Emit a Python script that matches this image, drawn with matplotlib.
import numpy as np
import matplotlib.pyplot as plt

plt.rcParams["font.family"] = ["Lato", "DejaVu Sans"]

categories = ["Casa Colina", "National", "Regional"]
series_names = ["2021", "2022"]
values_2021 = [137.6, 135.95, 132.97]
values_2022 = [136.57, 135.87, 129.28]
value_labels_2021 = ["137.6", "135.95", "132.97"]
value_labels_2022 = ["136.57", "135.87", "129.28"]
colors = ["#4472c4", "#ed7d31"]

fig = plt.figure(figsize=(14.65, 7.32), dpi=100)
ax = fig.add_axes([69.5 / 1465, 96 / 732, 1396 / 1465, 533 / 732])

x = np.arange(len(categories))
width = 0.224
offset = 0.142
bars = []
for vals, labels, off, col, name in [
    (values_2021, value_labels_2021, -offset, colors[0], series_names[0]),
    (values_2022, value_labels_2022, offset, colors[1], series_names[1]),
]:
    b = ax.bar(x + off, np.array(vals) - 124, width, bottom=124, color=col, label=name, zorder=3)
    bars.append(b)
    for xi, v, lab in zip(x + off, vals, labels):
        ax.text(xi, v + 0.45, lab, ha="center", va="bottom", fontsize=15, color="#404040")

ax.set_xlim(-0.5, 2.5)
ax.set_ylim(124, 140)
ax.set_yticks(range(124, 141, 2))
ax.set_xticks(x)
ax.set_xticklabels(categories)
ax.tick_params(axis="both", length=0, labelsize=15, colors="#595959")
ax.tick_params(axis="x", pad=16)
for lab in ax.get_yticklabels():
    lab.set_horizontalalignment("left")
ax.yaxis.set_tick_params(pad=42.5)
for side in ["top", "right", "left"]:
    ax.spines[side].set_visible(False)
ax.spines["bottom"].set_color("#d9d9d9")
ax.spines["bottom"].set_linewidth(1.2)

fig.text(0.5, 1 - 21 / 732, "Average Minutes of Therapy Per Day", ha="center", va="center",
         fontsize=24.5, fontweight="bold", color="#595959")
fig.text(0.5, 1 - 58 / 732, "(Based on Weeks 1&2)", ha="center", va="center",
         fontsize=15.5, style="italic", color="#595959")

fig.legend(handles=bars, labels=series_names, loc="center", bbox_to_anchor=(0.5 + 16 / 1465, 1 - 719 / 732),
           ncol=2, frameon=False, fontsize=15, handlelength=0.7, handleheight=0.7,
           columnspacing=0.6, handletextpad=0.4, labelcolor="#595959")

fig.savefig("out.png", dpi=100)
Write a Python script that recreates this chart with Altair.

Exercise brief:
Please print exactly what appears from the first line of the data through the line with "ax = fig.add_axes([69.5", including both of those lines and nothing past them.

Result:
Emit a Python script that matches this image, drawn with matplotlib.
import numpy as np
import matplotlib.pyplot as plt

plt.rcParams["font.family"] = ["Lato", "DejaVu Sans"]

categories = ["Casa Colina", "National", "Regional"]
series_names = ["2021", "2022"]
values_2021 = [137.6, 135.95, 132.97]
values_2022 = [136.57, 135.87, 129.28]
value_labels_2021 = ["137.6", "135.95", "132.97"]
value_labels_2022 = ["136.57", "135.87", "129.28"]
colors = ["#4472c4", "#ed7d31"]

fig = plt.figure(figsize=(14.65, 7.32), dpi=100)
ax = fig.add_axes([69.5 / 1465, 96 / 732, 1396 / 1465, 533 / 732])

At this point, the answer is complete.